**EXTRACTED DATA**
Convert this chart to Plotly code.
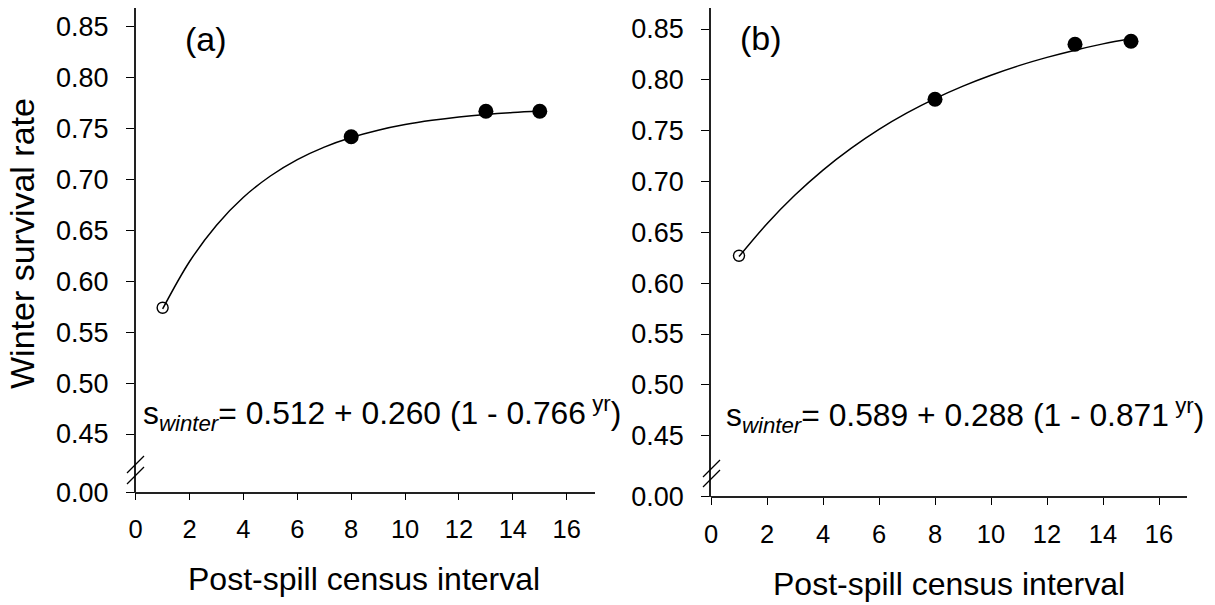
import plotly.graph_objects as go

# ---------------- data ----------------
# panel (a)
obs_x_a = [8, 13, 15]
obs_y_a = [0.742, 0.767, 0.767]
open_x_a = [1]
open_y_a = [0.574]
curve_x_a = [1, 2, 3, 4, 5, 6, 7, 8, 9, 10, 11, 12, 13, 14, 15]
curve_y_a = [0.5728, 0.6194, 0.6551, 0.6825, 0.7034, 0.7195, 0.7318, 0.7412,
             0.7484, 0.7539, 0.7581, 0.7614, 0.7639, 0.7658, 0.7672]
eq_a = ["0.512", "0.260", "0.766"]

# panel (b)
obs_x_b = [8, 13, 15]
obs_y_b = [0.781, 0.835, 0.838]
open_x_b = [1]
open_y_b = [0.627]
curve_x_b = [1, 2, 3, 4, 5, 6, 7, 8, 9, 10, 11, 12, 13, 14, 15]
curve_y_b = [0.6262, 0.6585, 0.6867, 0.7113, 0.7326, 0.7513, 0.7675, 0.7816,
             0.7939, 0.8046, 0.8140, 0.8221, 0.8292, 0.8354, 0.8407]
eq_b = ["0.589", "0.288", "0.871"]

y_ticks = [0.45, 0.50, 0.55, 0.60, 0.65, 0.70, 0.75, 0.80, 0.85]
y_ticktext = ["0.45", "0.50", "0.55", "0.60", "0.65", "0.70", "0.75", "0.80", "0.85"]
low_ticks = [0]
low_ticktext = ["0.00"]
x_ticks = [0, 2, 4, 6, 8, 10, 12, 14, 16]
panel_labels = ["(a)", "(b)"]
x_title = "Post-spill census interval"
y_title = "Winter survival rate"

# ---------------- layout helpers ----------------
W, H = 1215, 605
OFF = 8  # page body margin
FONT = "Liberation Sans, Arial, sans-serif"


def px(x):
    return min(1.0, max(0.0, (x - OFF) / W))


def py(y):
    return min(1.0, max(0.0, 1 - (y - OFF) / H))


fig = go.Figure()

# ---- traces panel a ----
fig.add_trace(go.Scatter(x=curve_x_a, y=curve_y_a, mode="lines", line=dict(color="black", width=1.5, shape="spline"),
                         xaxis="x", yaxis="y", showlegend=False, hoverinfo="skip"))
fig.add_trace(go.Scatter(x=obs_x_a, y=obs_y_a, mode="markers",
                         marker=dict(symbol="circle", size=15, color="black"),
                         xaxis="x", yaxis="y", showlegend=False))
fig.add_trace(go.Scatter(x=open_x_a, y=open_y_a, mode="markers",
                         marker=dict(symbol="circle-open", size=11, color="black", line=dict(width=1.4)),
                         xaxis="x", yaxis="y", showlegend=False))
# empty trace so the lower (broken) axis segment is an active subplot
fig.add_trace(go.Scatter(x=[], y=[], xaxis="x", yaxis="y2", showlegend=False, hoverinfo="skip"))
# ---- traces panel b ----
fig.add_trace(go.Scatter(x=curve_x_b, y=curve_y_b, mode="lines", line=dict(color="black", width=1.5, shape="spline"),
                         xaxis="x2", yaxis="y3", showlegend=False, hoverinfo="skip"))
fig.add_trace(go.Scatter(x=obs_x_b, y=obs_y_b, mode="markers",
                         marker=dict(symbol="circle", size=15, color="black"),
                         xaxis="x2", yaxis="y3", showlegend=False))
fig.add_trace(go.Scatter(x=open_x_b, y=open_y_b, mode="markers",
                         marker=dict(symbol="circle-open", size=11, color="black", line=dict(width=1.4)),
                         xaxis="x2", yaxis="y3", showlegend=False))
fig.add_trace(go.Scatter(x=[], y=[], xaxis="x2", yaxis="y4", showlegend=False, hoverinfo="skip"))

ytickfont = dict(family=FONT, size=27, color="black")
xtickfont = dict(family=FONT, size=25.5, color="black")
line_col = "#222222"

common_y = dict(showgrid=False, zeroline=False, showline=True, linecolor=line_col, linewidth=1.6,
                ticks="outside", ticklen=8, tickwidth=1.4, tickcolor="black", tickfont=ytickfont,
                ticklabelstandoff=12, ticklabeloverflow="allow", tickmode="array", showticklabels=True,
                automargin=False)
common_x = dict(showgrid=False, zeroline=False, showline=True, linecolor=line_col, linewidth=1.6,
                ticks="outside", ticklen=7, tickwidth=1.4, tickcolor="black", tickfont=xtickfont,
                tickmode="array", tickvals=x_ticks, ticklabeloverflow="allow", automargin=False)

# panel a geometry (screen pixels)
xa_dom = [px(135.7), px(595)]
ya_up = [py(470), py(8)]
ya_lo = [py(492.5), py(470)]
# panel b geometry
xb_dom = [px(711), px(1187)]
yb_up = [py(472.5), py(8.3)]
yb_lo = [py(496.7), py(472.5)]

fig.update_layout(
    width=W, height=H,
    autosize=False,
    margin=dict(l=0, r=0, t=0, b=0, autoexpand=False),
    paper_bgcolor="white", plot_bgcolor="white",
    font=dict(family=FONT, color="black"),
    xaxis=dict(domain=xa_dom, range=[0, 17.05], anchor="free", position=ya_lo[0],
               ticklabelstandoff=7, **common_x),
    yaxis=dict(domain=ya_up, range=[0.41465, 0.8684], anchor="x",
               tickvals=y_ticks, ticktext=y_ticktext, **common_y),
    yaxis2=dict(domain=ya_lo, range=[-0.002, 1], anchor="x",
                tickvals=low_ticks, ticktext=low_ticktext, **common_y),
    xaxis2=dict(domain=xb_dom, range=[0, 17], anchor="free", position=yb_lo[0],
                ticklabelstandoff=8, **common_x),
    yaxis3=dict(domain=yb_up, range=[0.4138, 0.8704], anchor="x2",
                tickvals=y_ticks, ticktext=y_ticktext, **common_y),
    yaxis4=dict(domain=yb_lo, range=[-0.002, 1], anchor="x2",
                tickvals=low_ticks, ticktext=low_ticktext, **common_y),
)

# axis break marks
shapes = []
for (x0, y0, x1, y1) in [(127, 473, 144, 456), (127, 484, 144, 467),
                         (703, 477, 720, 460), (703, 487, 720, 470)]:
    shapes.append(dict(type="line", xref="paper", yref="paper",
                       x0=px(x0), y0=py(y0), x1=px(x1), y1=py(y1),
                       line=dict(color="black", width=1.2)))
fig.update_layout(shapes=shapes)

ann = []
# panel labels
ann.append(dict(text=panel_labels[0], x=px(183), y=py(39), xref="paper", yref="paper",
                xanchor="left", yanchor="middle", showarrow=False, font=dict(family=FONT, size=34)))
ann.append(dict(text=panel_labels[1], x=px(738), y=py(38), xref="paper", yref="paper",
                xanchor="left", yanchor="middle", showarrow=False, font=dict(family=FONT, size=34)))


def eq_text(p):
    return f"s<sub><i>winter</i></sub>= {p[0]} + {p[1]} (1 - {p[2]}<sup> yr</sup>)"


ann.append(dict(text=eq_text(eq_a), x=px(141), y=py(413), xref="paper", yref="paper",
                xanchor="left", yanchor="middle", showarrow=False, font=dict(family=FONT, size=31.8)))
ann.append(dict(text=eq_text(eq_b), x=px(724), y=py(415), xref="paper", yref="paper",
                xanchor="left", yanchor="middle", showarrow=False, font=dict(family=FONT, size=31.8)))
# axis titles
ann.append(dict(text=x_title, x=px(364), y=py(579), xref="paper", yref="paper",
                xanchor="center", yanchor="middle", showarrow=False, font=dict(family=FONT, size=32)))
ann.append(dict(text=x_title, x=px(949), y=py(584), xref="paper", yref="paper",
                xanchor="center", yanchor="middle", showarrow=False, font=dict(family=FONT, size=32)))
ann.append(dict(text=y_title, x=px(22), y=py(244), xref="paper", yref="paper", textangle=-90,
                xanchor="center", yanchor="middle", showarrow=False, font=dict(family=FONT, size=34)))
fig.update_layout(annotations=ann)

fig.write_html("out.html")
* * *
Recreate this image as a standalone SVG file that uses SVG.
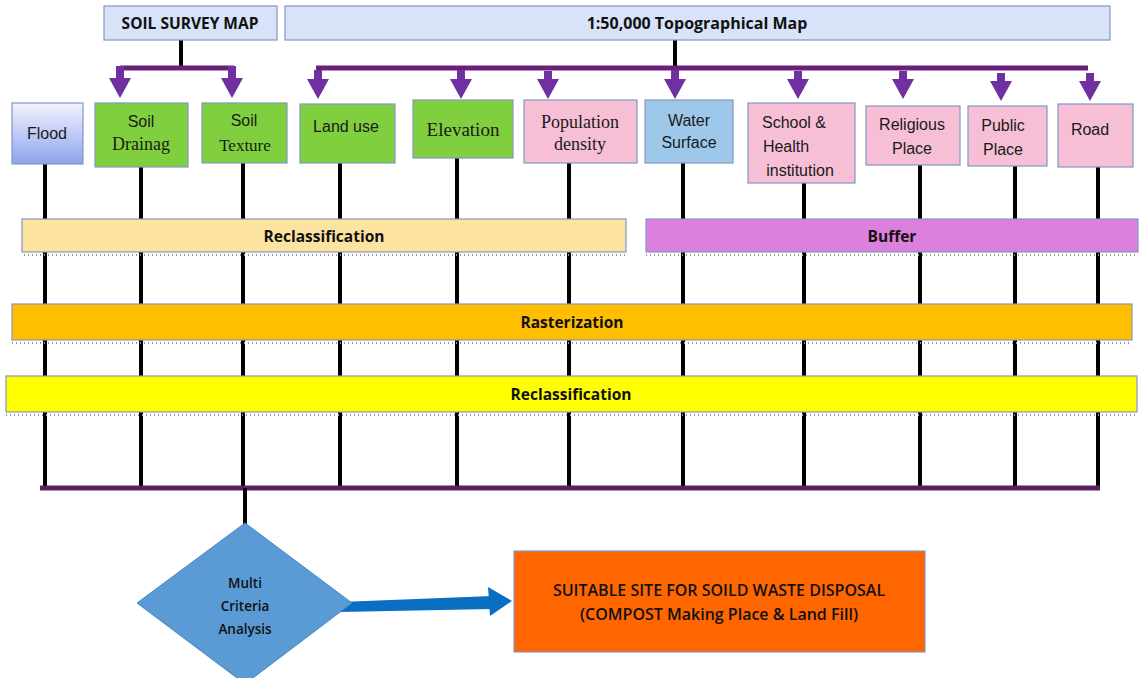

**STATED GOAL**
The first line to give again is the one with "Convert this chart to Plotly code.", and the last is the one with "return min(1.0, max(0.0, (x - OFF) / W))". Repeat them and everything between exactly, minus the pictures.

**RESULT**
Convert this chart to Plotly code.
import plotly.graph_objects as go

# ---------------- data ----------------
# panel (a)
obs_x_a = [8, 13, 15]
obs_y_a = [0.742, 0.767, 0.767]
open_x_a = [1]
open_y_a = [0.574]
curve_x_a = [1, 2, 3, 4, 5, 6, 7, 8, 9, 10, 11, 12, 13, 14, 15]
curve_y_a = [0.5728, 0.6194, 0.6551, 0.6825, 0.7034, 0.7195, 0.7318, 0.7412,
             0.7484, 0.7539, 0.7581, 0.7614, 0.7639, 0.7658, 0.7672]
eq_a = ["0.512", "0.260", "0.766"]

# panel (b)
obs_x_b = [8, 13, 15]
obs_y_b = [0.781, 0.835, 0.838]
open_x_b = [1]
open_y_b = [0.627]
curve_x_b = [1, 2, 3, 4, 5, 6, 7, 8, 9, 10, 11, 12, 13, 14, 15]
curve_y_b = [0.6262, 0.6585, 0.6867, 0.7113, 0.7326, 0.7513, 0.7675, 0.7816,
             0.7939, 0.8046, 0.8140, 0.8221, 0.8292, 0.8354, 0.8407]
eq_b = ["0.589", "0.288", "0.871"]

y_ticks = [0.45, 0.50, 0.55, 0.60, 0.65, 0.70, 0.75, 0.80, 0.85]
y_ticktext = ["0.45", "0.50", "0.55", "0.60", "0.65", "0.70", "0.75", "0.80", "0.85"]
low_ticks = [0]
low_ticktext = ["0.00"]
x_ticks = [0, 2, 4, 6, 8, 10, 12, 14, 16]
panel_labels = ["(a)", "(b)"]
x_title = "Post-spill census interval"
y_title = "Winter survival rate"

# ---------------- layout helpers ----------------
W, H = 1215, 605
OFF = 8  # page body margin
FONT = "Liberation Sans, Arial, sans-serif"


def px(x):
    return min(1.0, max(0.0, (x - OFF) / W))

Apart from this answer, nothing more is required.